**** Dataset content

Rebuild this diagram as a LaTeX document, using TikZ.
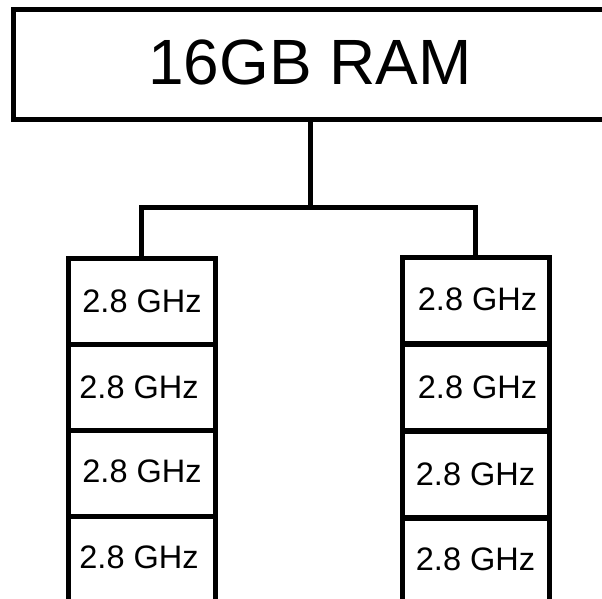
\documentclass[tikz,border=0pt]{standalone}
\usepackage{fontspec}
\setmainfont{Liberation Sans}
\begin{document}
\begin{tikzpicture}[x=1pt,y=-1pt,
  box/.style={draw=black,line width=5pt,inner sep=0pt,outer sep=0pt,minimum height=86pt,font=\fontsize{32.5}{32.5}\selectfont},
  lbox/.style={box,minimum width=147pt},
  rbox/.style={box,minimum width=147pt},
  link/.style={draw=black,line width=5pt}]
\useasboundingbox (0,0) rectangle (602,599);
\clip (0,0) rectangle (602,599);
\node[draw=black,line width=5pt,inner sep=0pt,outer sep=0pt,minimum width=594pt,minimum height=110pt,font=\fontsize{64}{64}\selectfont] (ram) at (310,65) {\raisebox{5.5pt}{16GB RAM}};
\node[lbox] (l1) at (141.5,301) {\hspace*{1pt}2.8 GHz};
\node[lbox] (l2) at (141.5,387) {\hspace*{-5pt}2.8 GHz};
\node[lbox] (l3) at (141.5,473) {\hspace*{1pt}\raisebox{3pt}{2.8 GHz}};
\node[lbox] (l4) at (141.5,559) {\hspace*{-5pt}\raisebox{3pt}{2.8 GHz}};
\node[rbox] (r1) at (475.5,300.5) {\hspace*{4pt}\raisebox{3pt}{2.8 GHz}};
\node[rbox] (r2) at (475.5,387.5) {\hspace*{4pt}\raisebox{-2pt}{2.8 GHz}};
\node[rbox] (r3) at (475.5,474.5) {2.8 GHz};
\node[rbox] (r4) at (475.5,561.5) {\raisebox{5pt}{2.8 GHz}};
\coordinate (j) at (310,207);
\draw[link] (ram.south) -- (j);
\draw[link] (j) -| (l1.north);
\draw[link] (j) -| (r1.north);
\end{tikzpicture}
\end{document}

********

Transcribe each line above verbatim, with the pictures left out.

Rebuild this diagram as a LaTeX document, using TikZ.
\documentclass[tikz,border=0pt]{standalone}
\usepackage{fontspec}
\setmainfont{Liberation Sans}
\begin{document}
\begin{tikzpicture}[x=1pt,y=-1pt,
  box/.style={draw=black,line width=5pt,inner sep=0pt,outer sep=0pt,minimum height=86pt,font=\fontsize{32.5}{32.5}\selectfont},
  lbox/.style={box,minimum width=147pt},
  rbox/.style={box,minimum width=147pt},
  link/.style={draw=black,line width=5pt}]
\useasboundingbox (0,0) rectangle (602,599);
\clip (0,0) rectangle (602,599);
\node[draw=black,line width=5pt,inner sep=0pt,outer sep=0pt,minimum width=594pt,minimum height=110pt,font=\fontsize{64}{64}\selectfont] (ram) at (310,65) {\raisebox{5.5pt}{16GB RAM}};
\node[lbox] (l1) at (141.5,301) {\hspace*{1pt}2.8 GHz};
\node[lbox] (l2) at (141.5,387) {\hspace*{-5pt}2.8 GHz};
\node[lbox] (l3) at (141.5,473) {\hspace*{1pt}\raisebox{3pt}{2.8 GHz}};
\node[lbox] (l4) at (141.5,559) {\hspace*{-5pt}\raisebox{3pt}{2.8 GHz}};
\node[rbox] (r1) at (475.5,300.5) {\hspace*{4pt}\raisebox{3pt}{2.8 GHz}};
\node[rbox] (r2) at (475.5,387.5) {\hspace*{4pt}\raisebox{-2pt}{2.8 GHz}};
\node[rbox] (r3) at (475.5,474.5) {2.8 GHz};
\node[rbox] (r4) at (475.5,561.5) {\raisebox{5pt}{2.8 GHz}};
\coordinate (j) at (310,207);
\draw[link] (ram.south) -- (j);
\draw[link] (j) -| (l1.north);
\draw[link] (j) -| (r1.north);
\end{tikzpicture}
\end{document}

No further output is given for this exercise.